When an original webpage is outranked by a page that copied its content, the author usually cries foul. At first glance, it seems they're right -- the original source should get the credit for the content. But when you look deeper, it's not nearly so clear cut a question as you might think.
Let's talk about what the search engines should do with duplicate content in a perfect world, and what they're likely to do in the real world.
In the simplest case, one site rips off content from another, duplicating a webpage exactly.
What should happen: The duplicate should be ignored completely.
What's likely: How can the search engines tell who's the original and who's the duplicate? If they found one page substantially earlier than the other, the first might be assumed to be the original. But while that will most often be correct, it won't always. What if the content originated offline, and the copier simply put it online before the originator? Unless there are clues in the content itself to tie it to its source, it's a toss up. And even then, will a search engine be able to analyze the text and find the clues?
What if the duplicate has more incoming links/better SEO?
What if somebody publishes some content and never bothers to get more than one link to it, and then someone copies it, formats the HTML better, and gets a whole bunch of links to it?
Does it matter whether they got the links using "black hat" or "white hat" methods? For example, if they somehow got traffic to the page, and a lot of people liked it and linked to it, have they earned the search engine ranking?
What should happen: If the copy is an authorized copy, then there's really no ethical issue, and the one with the best SEO can win. If it's unauthorized, then in a perfect world, the number of inbound links or other optimizations wouldn't let it get the upper hand.

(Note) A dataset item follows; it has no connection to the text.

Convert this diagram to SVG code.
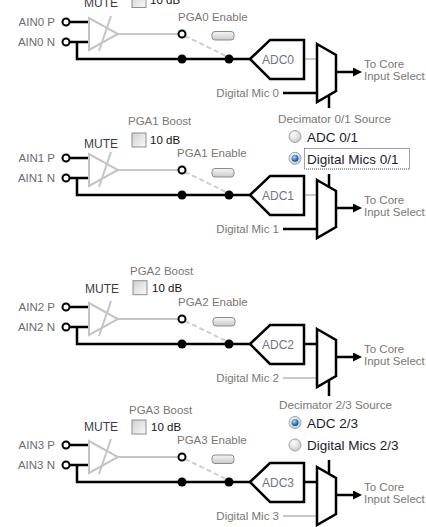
<svg xmlns="http://www.w3.org/2000/svg" width="426" height="527" viewBox="0 0 426 527">
<defs>
<style>
text{font-family:"Liberation Sans",Arial,sans-serif}
.lbl{font-size:11.5px;fill:#7b7771}
.ain{font-size:11.5px;fill:#6b6b78}
.mute{font-size:12px;fill:#3c3c4e}
.db{font-size:11.5px;fill:#141414}
.adct{font-size:12px;fill:#72728a;text-anchor:middle}
.rad{font-size:13.5px;fill:#1c1c30}
.w{fill:none;stroke:#000;stroke-width:2.5}
.gw{fill:none;stroke:#c8c8c8;stroke-width:2}
.dash{fill:none;stroke:#cfcfcf;stroke-width:2;stroke-dasharray:5 3}
.blk{fill:#fff;stroke:#000;stroke-width:2.5}
.pin{fill:#fff;stroke:#000;stroke-width:2}
.dot{fill:#000}
.tri{fill:none;stroke:#c4c4c4;stroke-width:2}
.btn{fill:url(#btnG);stroke:#8c8c8c;stroke-width:1}
.cb{fill:url(#cbG);stroke:#8e8e8e;stroke-width:1}
.roff{fill:url(#rOff);stroke:#a3a3a3;stroke-width:1}
.focus{fill:none;stroke:#444;stroke-width:1;stroke-dasharray:1 1}
</style>
<linearGradient id="btnG" x1="0" y1="0" x2="0" y2="1"><stop offset="0" stop-color="#f6f6f6"/><stop offset="1" stop-color="#cacaca"/></linearGradient>
<linearGradient id="cbG" x1="0" y1="0" x2="1" y2="1"><stop offset="0" stop-color="#cfcfcf"/><stop offset="1" stop-color="#fbfbfb"/></linearGradient>
<radialGradient id="rOff" cx="0.4" cy="0.35" r="0.7"><stop offset="0" stop-color="#ffffff"/><stop offset="1" stop-color="#c6c6c6"/></radialGradient>
<radialGradient id="rOn" cx="0.4" cy="0.35" r="0.7"><stop offset="0" stop-color="#a6dcff"/><stop offset="0.6" stop-color="#2a7cc4"/><stop offset="1" stop-color="#0d4687"/></radialGradient>
<marker id="arr" markerUnits="userSpaceOnUse" markerWidth="10" markerHeight="10" refX="3" refY="4.5" orient="auto"><path d="M0,0 L9,4.5 L0,9 Z" fill="#000"/></marker>
</defs>
<rect width="426" height="527" fill="#fff"/>

<g id="connectors">
 <g transform="translate(0,22)">
  <path class="w" d="M70,0H89M70,20H89M77,20V37H250"/>
  <path class="gw" d="M118,12H178.5"/>
  <path class="dash" d="M185,14L226,34"/>
  <path class="gw" d="M304,37H318"/>
  <path class="w" d="M283,71H318"/>
  <path class="w" d="M336,50H356" marker-end="url(#arr)"/>
  <circle class="dot" cx="182" cy="37" r="4.5"/><circle class="dot" cx="229" cy="37" r="4.5"/>
 </g>
 <g transform="translate(0,158)">
  <path class="w" d="M70,0H89M70,20H89M77,20V37H250"/>
  <path class="gw" d="M118,12H178.5"/>
  <path class="dash" d="M185,14L226,34"/>
  <path class="gw" d="M304,37H318"/>
  <path class="w" d="M283,71H318"/>
  <path class="w" d="M336,50H356" marker-end="url(#arr)"/>
  <circle class="dot" cx="182" cy="37" r="4.5"/><circle class="dot" cx="229" cy="37" r="4.5"/>
 </g>
 <g transform="translate(0,307)">
  <path class="w" d="M70,0H89M70,20H89M77,20V37H250"/>
  <path class="gw" d="M118,12H178.5"/>
  <path class="dash" d="M185,14L226,34"/>
  <path class="w" d="M304,37H318"/>
  <path class="gw" d="M283,71H318"/>
  <path class="w" d="M336,50H356" marker-end="url(#arr)"/>
  <circle class="dot" cx="182" cy="37" r="4.5"/><circle class="dot" cx="229" cy="37" r="4.5"/>
 </g>
 <g transform="translate(0,445)">
  <path class="w" d="M70,0H89M70,20H89M77,20V37H250"/>
  <path class="gw" d="M118,12H178.5"/>
  <path class="dash" d="M185,14L226,34"/>
  <path class="w" d="M304,37H318"/>
  <path class="gw" d="M283,71H318"/>
  <path class="w" d="M336,50H356" marker-end="url(#arr)"/>
  <circle class="dot" cx="182" cy="37" r="4.5"/><circle class="dot" cx="229" cy="37" r="4.5"/>
 </g>
 <path class="w" d="M329,88V108M329,174V200M329,373V396M329,460V485"/>
</g>

<!-- Section 0 -->
<g transform="translate(0,22)">
 <g id="ain0p"><text class="ain" x="55" y="4" text-anchor="end">AIN0 P</text><circle class="pin" cx="66" cy="0" r="3.5"/></g>
 <g id="ain0n"><text class="ain" x="55" y="24" text-anchor="end">AIN0 N</text><circle class="pin" cx="66" cy="20" r="3.5"/></g>
 <g id="pga0"><path class="tri" d="M89,-4V28L118,12Z"/><path class="tri" d="M111,-6L99,29"/><text class="mute" x="84" y="-15">MUTE</text></g>
 <g id="boost0"><rect class="cb" x="132" y="-28.5" width="14" height="14"/><text class="db" x="150" y="-18">10 dB</text></g>
 <g id="enable0"><text class="lbl" x="178" y="-1.5">PGA0 Enable</text><rect class="btn" x="212" y="9.5" width="22" height="8.5" rx="3"/><circle class="pin" cx="182" cy="12" r="3.5"/></g>
 <g id="adc0"><path class="blk" d="M250,37L270,18H304V57H270Z"/><text class="adct" x="278" y="42">ADC0</text></g>
 <g id="mux0"><path class="blk" d="M317,22L336,33V69L317,80Z"/></g>
 <g id="dmic0"><text class="lbl" x="279" y="75" text-anchor="end">Digital Mic 0</text></g>
 <g id="out0"><text class="lbl" x="364" y="46">To Core</text><text class="lbl" x="364" y="58">Input Select</text></g>
</g>

<!-- Section 1 -->
<g transform="translate(0,158)">
 <g id="ain1p"><text class="ain" x="55" y="4" text-anchor="end">AIN1 P</text><circle class="pin" cx="66" cy="0" r="3.5"/></g>
 <g id="ain1n"><text class="ain" x="55" y="24" text-anchor="end">AIN1 N</text><circle class="pin" cx="66" cy="20" r="3.5"/></g>
 <g id="pga1"><path class="tri" d="M89,-4V28L118,12Z"/><path class="tri" d="M111,-6L99,29"/><text class="mute" x="84" y="-10">MUTE</text></g>
 <g id="boost1"><text class="lbl" x="128" y="-33">PGA1 Boost</text><rect class="cb" x="132" y="-25" width="14" height="14"/><text class="db" x="150" y="-14">10 dB</text></g>
 <g id="enable1"><text class="lbl" x="177" y="-1.5">PGA1 Enable</text><rect class="btn" x="212" y="10.5" width="22" height="8.5" rx="3"/><circle class="pin" cx="182" cy="12" r="3.5"/></g>
 <g id="adc1"><path class="blk" d="M250,37L270,18H304V57H270Z"/><text class="adct" x="278" y="42">ADC1</text></g>
 <g id="mux1"><path class="blk" d="M317,22L336,33V69L317,80Z"/></g>
 <g id="dmic1"><text class="lbl" x="279" y="75" text-anchor="end">Digital Mic 1</text></g>
 <g id="out1"><text class="lbl" x="364" y="46">To Core</text><text class="lbl" x="364" y="58">Input Select</text></g>
</g>

<g id="dec01">
 <text class="lbl" x="278" y="122.5" style="font-size:11.7px">Decimator 0/1 Source</text>
 <circle class="roff" cx="295" cy="136.5" r="6"/>
 <text class="rad" x="307" y="141.5">ADC 0/1</text>
 <circle class="roff" cx="295" cy="158.3" r="6"/><circle cx="295" cy="158.3" r="3.5" fill="url(#rOn)"/>
 <text class="rad" x="307" y="163.5">Digital Mics 0/1</text>
 <rect class="focus" x="304.5" y="148.5" width="105" height="20.5"/>
</g>

<!-- Section 2 -->
<g transform="translate(0,307)">
 <g id="ain2p"><text class="ain" x="55" y="4" text-anchor="end">AIN2 P</text><circle class="pin" cx="66" cy="0" r="3.5"/></g>
 <g id="ain2n"><text class="ain" x="55" y="24" text-anchor="end">AIN2 N</text><circle class="pin" cx="66" cy="20" r="3.5"/></g>
 <g id="pga2"><path class="tri" d="M89,-4V28L118,12Z"/><path class="tri" d="M111,-6L99,29"/><text class="mute" x="85" y="-14">MUTE</text></g>
 <g id="boost2"><text class="lbl" x="130" y="-32.5">PGA2 Boost</text><rect class="cb" x="133" y="-26.3" width="14" height="14"/><text class="db" x="152" y="-15.5">10 dB</text></g>
 <g id="enable2"><text class="lbl" x="178" y="-1.5">PGA2 Enable</text><rect class="btn" x="213" y="10.5" width="22" height="8.5" rx="3"/><circle class="pin" cx="182" cy="12" r="3.5"/></g>
 <g id="adc2"><path class="blk" d="M250,37L270,18H304V57H270Z"/><text class="adct" x="278" y="42">ADC2</text></g>
 <g id="mux2"><path class="blk" d="M317,22L336,33V69L317,80Z"/></g>
 <g id="dmic2"><text class="lbl" x="279" y="75" text-anchor="end">Digital Mic 2</text></g>
 <g id="out2"><text class="lbl" x="364" y="46">To Core</text><text class="lbl" x="364" y="58">Input Select</text></g>
</g>

<g id="dec23">
 <text class="lbl" x="279" y="408.5" style="font-size:11.7px">Decimator 2/3 Source</text>
 <circle class="roff" cx="295" cy="422.5" r="6"/><circle cx="295" cy="422.5" r="3.5" fill="url(#rOn)"/>
 <text class="rad" x="307" y="427.5">ADC 2/3</text>
 <circle class="roff" cx="295" cy="445" r="6"/>
 <text class="rad" x="307" y="449.5">Digital Mics 2/3</text>
</g>

<!-- Section 3 -->
<g transform="translate(0,445)">
 <g id="ain3p"><text class="ain" x="55" y="4" text-anchor="end">AIN3 P</text><circle class="pin" cx="66" cy="0" r="3.5"/></g>
 <g id="ain3n"><text class="ain" x="55" y="24" text-anchor="end">AIN3 N</text><circle class="pin" cx="66" cy="20" r="3.5"/></g>
 <g id="pga3"><path class="tri" d="M89,-4V28L118,12Z"/><path class="tri" d="M111,-6L99,29"/><text class="mute" x="84" y="-14.3">MUTE</text></g>
 <g id="boost3"><text class="lbl" x="129" y="-31.3">PGA3 Boost</text><rect class="cb" x="132" y="-25" width="14" height="14"/><text class="db" x="151" y="-14.3">10 dB</text></g>
 <g id="enable3"><text class="lbl" x="177" y="-1.5">PGA3 Enable</text><rect class="btn" x="212" y="10" width="22" height="8.5" rx="3"/><circle class="pin" cx="182" cy="12" r="3.5"/></g>
 <g id="adc3"><path class="blk" d="M250,37L270,18H304V57H270Z"/><text class="adct" x="278" y="42">ADC3</text></g>
 <g id="mux3"><path class="blk" d="M317,22L336,33V69L317,80Z"/></g>
 <g id="dmic3"><text class="lbl" x="279" y="75" text-anchor="end">Digital Mic 3</text></g>
 <g id="out3"><text class="lbl" x="364" y="46">To Core</text><text class="lbl" x="364" y="58">Input Select</text></g>
</g>
</svg>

What's likely: If it's not clear who's the original, then whoever's best optimized is probably going to win.
Excerpt vs. Full Content
What if someone publishes an excerpt from someone else's content. If the search keywords are all in the excerpt, which should rank higher? Your first reaction is probably that the original deserves to rank higher. But this is where things start to get muddy.
What if the search keywords don't appear anywhere else in the original content, but do appear elsewhere on the page containing the excerpt? For example, what if the duplicated content was just an aside in the original, but someone quoted and discussed it in depth? Which do you think the searcher would be more interested in?
In a case like that, the search engine user probably wants to see the duplicate. The originator deserves credit for their work. But in this case, the most appropriate "credit" is to be properly attributed and linked to by the copy, not the higher search engine ranking.
Want to get even muddier? What if both the original and the duplicate contain their own original content containing the search terms? Should the duplicate get credit for containing the duplicated content, or should the duplicate portion be excluded from the index so that the duplicator is ranked only on the original portion of its content?
That may seem like an attractive option. But what if the search query contains words that appear only in the excerpt, and words that appear only in the original portion of the page? Omitting the duplicate content would prevent the page from being found -- not what the searcher would want.
Again, at this point, the duplicator should be properly crediting the originator. But other ranking factors should probably be used to determine which page would best serve the searcher. Since both contain unique content related to the query, both pages could be ranked high. If the duplicator does a better job of earning a high ranking, the originator can still benefit from click-through traffic, PageRank flow, etc.
Does a site that's doing "thin curation" deserve to be indexed? Thin curation is another way of saying aggregation without significant commentary. In other words, the curator is hand-selecting content on some topic and republishing excerpts from it, without adding more than a sentence or two of original content to introduce the excerpt.
If the curator is performing a valuable service by selecting the best content on the subject, have they not earned the right to be considered for a high ranking? Unless the search engine algorithms are doing just as good a job of selecting content, a curator's site may be the best place for the searcher to go.
As you can see, the simple question of duplicate content isn't so simple after all. As long as the amount of duplication is appropriate and proper attribution is given, there are legitimate uses for duplicate content. And when done properly, pages containing duplicated content are just as worthy of search engine rankings as the pages where the original appeared.
Which will get ranked higher in practice is a different question.